Оррисон взглянул на него искоса, снова вспомнив о серых стенах, запорах и решетках. «Уж не хочет ли мистер Тримбл, чтобы я свел его с приятными девушками без комплексов?» — подумал он. Однако по виду мистера Тимбла было непохоже, что у него на уме нечто подобное, — лицо его выражало лишь искреннее и глубокое изумление. Посему Оррисон попытался вспомнить, не связано ли его имя с антарктическими подвигами адмирала Бэрда[66] или с летчиками, пропавшими в бразильских джунглях. В том, что человек он незаурядный, сомнений не было. Но пока что единственными намеками, могущими прояснить его прошлое (но ничего не прояснявшими), были его по-деревенски опасливая реакция на светофоры и стремление идти по тротуару, держась поближе к витринам магазинов и подальше от проезжей части. Однажды он замер перед витриной галантереи, бормоча:

— Надо же, креповые галстуки…[67] Я их не видел со времен колледжа.

— А где вы учились?

— В Массачусетском технологическом.

— Знатное место.

— На следующей неделе собираюсь туда съездить. А теперь давайте поедим где-нибудь здесь… — (К тому времени они пересекли уже почти все Пятидесятые улицы.) — Выбирайте место.

За углом как раз находился весьма недурной ресторан со столиками под небольшим навесом.

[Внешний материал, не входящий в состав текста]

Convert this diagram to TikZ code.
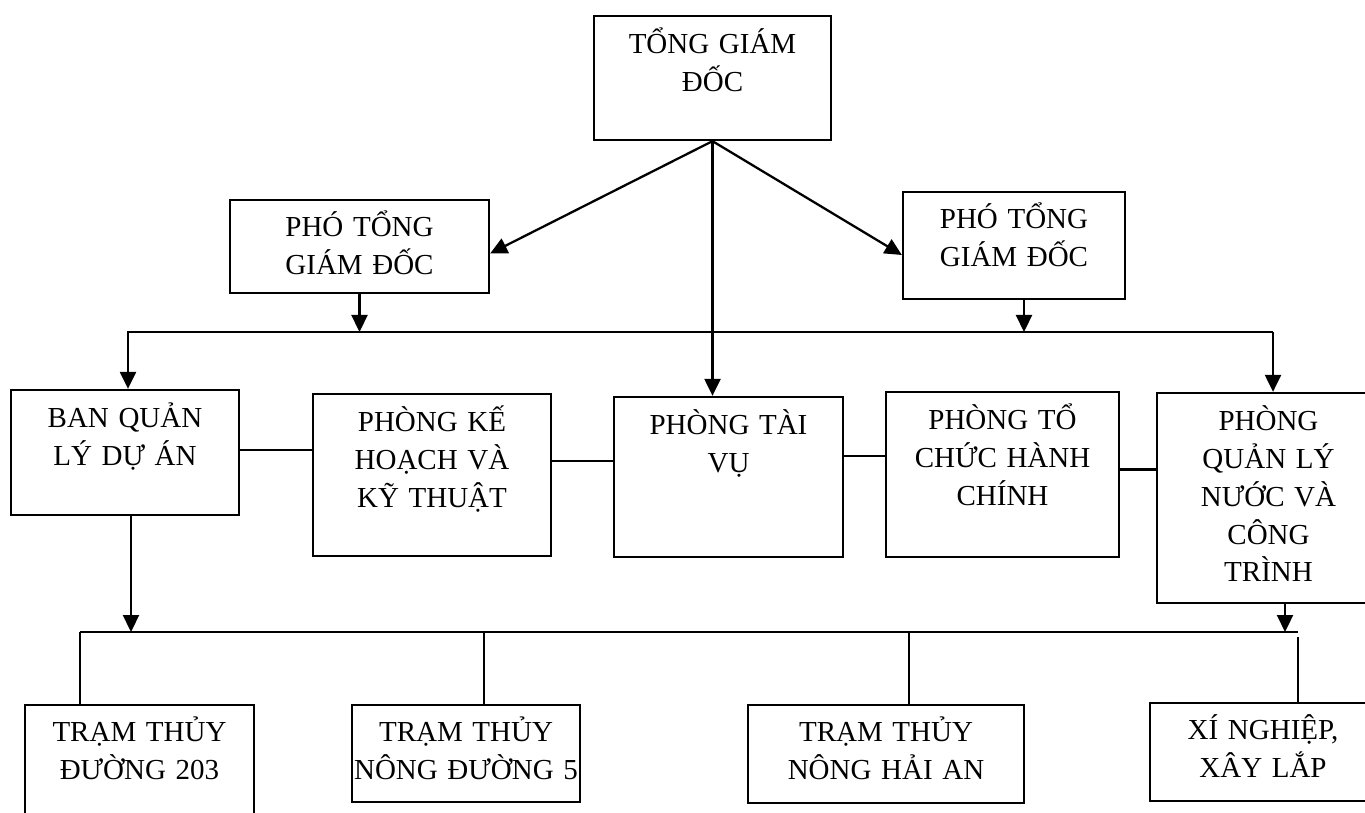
\documentclass[tikz,border=0pt]{standalone}
\usepackage{fontspec}
\setmainfont{Liberation Serif}
\usetikzlibrary{arrows.meta,fit,positioning}

\tikzset{
  orgbox/.style={draw, inner sep=0pt},
  orgtext/.style={anchor=base, align=center, text width=5cm, inner sep=0pt,
    font=\fontsize{16.5}{21.5}\selectfont},
}

\begin{document}
\begin{tikzpicture}[>={Triangle[length=0.34cm,width=0.32cm]}, x=0.02cm, y=-0.02cm, line width=1.3pt]

    \useasboundingbox (0,0) rectangle (1365,813);

    % boxes
    \node[orgbox, fit={(594,16) (831,140)}] (tgd) {};
    \node[orgbox, fit={(230,200) (489,293)}] (pgdl) {};
    \node[orgbox, fit={(903,192) (1125,299)}] (pgdr) {};

    \node[orgbox, fit={(11,390) (239,515)}] (bql) {};
    \node[orgbox, fit={(313,394) (551,556)}] (pkh) {};
    \node[orgbox, fit={(614,397) (843,557)}] (ptv) {};
    \node[orgbox, fit={(886,392) (1119,557)}] (ptc) {};
    \node[orgbox, fit={(1157,393) (1380,603)}] (pql) {};

    \node[orgbox, fit={(25,705) (254,840)}] (tt203) {};
    \node[orgbox, fit={(352,705) (580,802)}] (ttnd) {};
    \node[orgbox, fit={(748,705) (1024,803)}] (ttha) {};
    \node[orgbox, fit={(1150,703) (1376,801)}] (xn) {};

    % texts
    \node[orgtext] (tgd-t) at ([yshift=-0.78cm]tgd.north) {TỔNG GIÁM\\ĐỐC};
    \node[orgtext] (pgdl-t) at ([yshift=-0.76cm]pgdl.north) {PHÓ TỔNG\\GIÁM ĐỐC};
    \node[orgtext] (pgdr-t) at ([yshift=-0.76cm]pgdr.north) {PHÓ TỔNG\\GIÁM ĐỐC};
    \node[orgtext] (bql-t) at ([yshift=-0.78cm]bql.north) {BAN QUẢN\\LÝ DỰ ÁN};
    \node[orgtext] (pkh-t) at ([yshift=-0.78cm]pkh.north) {PHÒNG KẾ\\HOẠCH VÀ\\KỸ THUẬT};
    \node[orgtext] (ptv-t) at ([yshift=-0.78cm]ptv.north) {PHÒNG TÀI\\VỤ};
    \node[orgtext] (ptc-t) at ([yshift=-0.78cm]ptc.north) {PHÒNG TỔ\\CHỨC HÀNH\\CHÍNH};
    \node[orgtext] (pql-t) at ([yshift=-0.78cm]pql.north) {PHÒNG\\QUẢN LÝ\\NƯỚC VÀ\\CÔNG\\TRÌNH};
    \node[orgtext] (tt203-t) at ([yshift=-0.76cm]tt203.north) {TRẠM THỦY\\ĐƯỜNG 203};
    \node[orgtext] (ttnd-t) at ([yshift=-0.76cm]ttnd.north) {TRẠM THỦY\\NÔNG ĐƯỜNG 5};
    \node[orgtext] (ttha-t) at ([yshift=-0.76cm]ttha.north) {TRẠM THỦY\\NÔNG HẢI AN};
    \node[orgtext] (xn-t) at ([yshift=-0.76cm]xn.north) {XÍ NGHIỆP,\\XÂY LẮP};

    % bus lines
    \coordinate (topL) at (128,332);
    \coordinate (topR) at (1273,332);
    \coordinate (botL) at (80,632);
    \coordinate (botR) at (1298,632);

    % from the director
    \draw[->] (tgd.south) -- ([yshift=-0.14cm]pgdl.east);
    \draw[->] (tgd.south) -- ([yshift=-0.19cm]pgdr.west);
    \draw[->] (tgd.south) -- (tgd.south |- ptv.north);

    % deputies to the departments
    \draw[->] (pgdl.south) -- (pgdl.south |- topL);
    \draw[->] ([xshift=0.2cm]pgdr.south) -- ([xshift=0.2cm]pgdr.south |- topR);
    \draw[->] (topR) -- (topL) -- (topL |- bql.north);
    \draw[->] (topR) -- (topR |- pql.north);

    % departments side by side
    \draw ([yshift=0.05cm]bql.east) -- ([yshift=0.05cm]bql.east -| pkh.west);
    \draw ([yshift=0.28cm]pkh.east) -- ([yshift=0.28cm]pkh.east -| ptv.west);
    \draw ([yshift=0.42cm]ptv.east) -- ([yshift=0.42cm]ptv.east -| ptc.west);
    \draw ([yshift=0.1cm]ptc.east) -- ([yshift=0.1cm]ptc.east -| pql.west);

    % down to the stations
    \draw[->] ([xshift=0.12cm]bql.south) -- ([xshift=0.12cm]bql.south |- botL);
    \draw[->] ([xshift=0.33cm]pql.south) -- ([xshift=0.33cm]pql.south |- botL);
    \draw (botL) -- (botR);
    \draw (botL) -- (botL |- tt203.north);
    \draw ([xshift=0.36cm]ttnd.north) -- ([xshift=0.36cm]ttnd.north |- botL);
    \draw ([xshift=0.46cm]ttha.north) -- ([xshift=0.46cm]ttha.north |- botL);
    \draw ([yshift=-0.1cm]botR) -- (botR |- xn.north);

\end{tikzpicture}
\end{document}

— Так что же вам хочется увидеть в первую очередь? — спросил Оррисон, когда они сели за свободный столик.

Тримбл задумался.

— Пожалуй, людские затылки, — промолвил он наконец. — Их шеи, соединяющие головы с плечами. И еще я хотел бы услышать, что говорят две эти девочки своему отцу. Мне важен не смысл их слов, а то, как эти слова плывут в воздухе и угасают, как смыкаются губы по окончании фразы. Это вопрос ритма — Коул Портер вернулся в Штаты в двадцать восьмом[68] именно потому, что уловил зарождение здесь новых ритмов.

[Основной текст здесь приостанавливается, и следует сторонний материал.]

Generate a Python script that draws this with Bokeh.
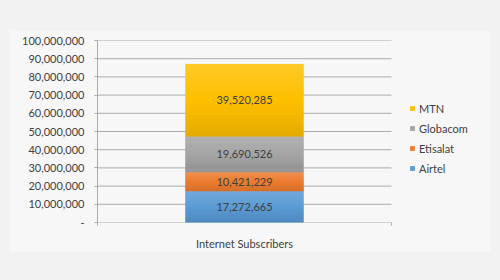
from bokeh.plotting import figure
from bokeh.layouts import column, row
from bokeh.models import (ColumnDataSource, Legend, LegendItem, FixedTicker,
                          NumeralTickFormatter, Range1d, Spacer)
from bokeh.embed import file_html
from bokeh.resources import INLINE
from bokeh.core.properties import value

categories = ["Internet Subscribers"]
operators = ["Airtel", "Etisalat", "Globacom", "MTN"]
subscribers = [17272665, 10421229, 19690526, 39520285]
colors = ["#5b9bd5", "#ed7d31", "#a5a5a5", "#ffc000"]
y_ticks = [0, 10000000, 20000000, 30000000, 40000000, 50000000,
           60000000, 70000000, 80000000, 90000000, 100000000]

FONT = "Lato"
TXT = "#404040"
PANEL = "#f7f7f7"
OUTER = "#f2f2f2"
GRID = "#ababab"
N_SHADE = 20  # slices used to imitate the vertical gradient of each segment

# category slot spans x in [0, 1]; extra room on the right holds the legend
cat_pos = [0.5]


def hex_rgb(h):
    h = h.lstrip("#")
    return [int(h[i:i + 2], 16) for i in (0, 2, 4)]


def mix(c, target, t):
    return "#%02x%02x%02x" % tuple(int(round(a + (b - a) * t)) for a, b in zip(c, target))


fig = figure(x_range=Range1d(0, 1.3027), y_range=Range1d(0, 100000000),
             width=480, height=222, output_backend="svg", toolbar_location=None,
             min_border_left=87, min_border_right=10, min_border_top=10,
             min_border_bottom=28)
fig.background_fill_color = PANEL
fig.border_fill_color = PANEL
fig.outline_line_color = None
fig.grid.grid_line_color = None

# gridlines across the category slot only
fig.segment(x0=0, x1=1, y0=y_ticks, y1=y_ticks, line_color=GRID, line_width=1)

src = ColumnDataSource(data=dict(x=cat_pos,
                                 **{op: [v] for op, v in zip(operators, subscribers)}))
renderers = fig.vbar_stack(operators, x="x", width=0.4, source=src,
                           fill_color=colors, line_color=None)

# gradient shading over each stacked segment (lighter top, darker bottom)
sx, sb, st, sc = [], [], [], []
base = 0
for v, col in zip(subscribers, colors):
    rgb = hex_rgb(col)
    for k in range(N_SHADE):
        f = (k + 0.5) / N_SHADE  # 0 bottom -> 1 top
        sx.append(cat_pos[0])
        sb.append(base + v * k / N_SHADE)
        st.append(base + v * (k + 1) / N_SHADE)
        if f >= 0.5:
            sc.append(mix(rgb, [255, 255, 255], (f - 0.5) * 0.3))
        else:
            sc.append(mix(rgb, [0, 0, 0], (0.5 - f) * 0.22))
    base += v
fig.vbar(x=sx, bottom=sb, top=st, width=0.4, fill_color=sc, line_color=sc,
         line_width=0.5)

# segment labels
mids, bottom = [], 0
for v in subscribers:
    mids.append(bottom + v / 2)
    bottom += v
lsrc = ColumnDataSource(data=dict(x=cat_pos * len(operators), y=mids,
                                  text=["{:,}".format(v) for v in subscribers]))
fig.text(x="x", y="y", text="text", source=lsrc, text_align="center",
         text_baseline="middle", text_font=value(FONT), text_font_size="11px",
         text_color=TXT)

# y axis
yt = FixedTicker(ticks=y_ticks)
fig.yaxis.ticker = yt
fig.yaxis.formatter = NumeralTickFormatter(format="0,0")
fig.yaxis.major_label_overrides = {0: "-"}
fig.yaxis.minor_tick_line_color = None
fig.yaxis.major_tick_in = 0
fig.yaxis.major_tick_out = 3
fig.yaxis.major_label_standoff = 10
fig.yaxis.axis_line_color = GRID
fig.yaxis.major_tick_line_color = GRID

# x axis: category label at slot centre, small ticks at slot edges
fig.xaxis.ticker = FixedTicker(ticks=cat_pos, minor_ticks=[0, 1])
fig.xaxis.major_label_overrides = {0.5: categories[0]}
fig.xaxis.axis_line_color = None
fig.xaxis.major_tick_line_color = None
fig.xaxis.minor_tick_line_color = GRID
fig.xaxis.minor_tick_in = 0
fig.xaxis.minor_tick_out = 3
fig.xaxis.major_label_standoff = 8
for ax in (fig.xaxis, fig.yaxis):
    ax.major_label_text_font = FONT
    ax.major_label_text_font_size = "11px"
    ax.major_label_text_color = TXT

items = [LegendItem(label=op, renderers=[r])
         for op, r in reversed(list(zip(operators, renderers)))]
legend = Legend(items=items, location=(312, 44), glyph_width=6, glyph_height=6,
                label_standoff=4, label_height=20, spacing=0, padding=0, margin=0,
                border_line_color=None, background_fill_alpha=0,
                label_text_font=FONT, label_text_font_size="11px",
                label_text_color=TXT)
fig.add_layout(legend)

p = column(Spacer(width=490, height=30),
           row(Spacer(width=10, height=222), fig))

html = file_html(p, INLINE)
html = html.replace("</head>",
                    "<style>html, body { background-color: %s; }</style></head>" % OUTER, 1)
open("out.html", "w").write(html)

Оррисон уверился, что теперь зацепка найдена, но проявил завидную деликатность и не ухватился за нее сразу же. Более того, он сумел подавить в себе внезапное желание сообщить, что этим вечером в Карнеги-холле дают замечательный концерт.

— Хотелось почувствовать вес ложки, — меж тем говорил Тримбл. — Она такая легкая — просто маленькая чашечка с прикрепленной к ней ручкой. Тот косоглазый официант — мы с ним уже виделись, но он вряд ли меня помнит.

Однако, когда они покидали ресторан, официант взглянул на Тримбла пристально и даже с некоторым удивлением, словно опознал его, но не очень верил собственным глазам. На улице Оррисон со смешком заметил:

— За десять лет забыть можно многое.

— Я обедал здесь в прошлом мае… — начал Тримбл и запнулся.

«Да у него не все дома», — подумал Оррисон и внезапно перешел на тон заправского гида:

— С этой точки открывается превосходный вид на Рокфеллеровский центр. — Он сделал широкий указующий жест. — А также на Крайслер-билдинг и Армистед-билдинг — «папочку» всех этих новомодных высоток.[69]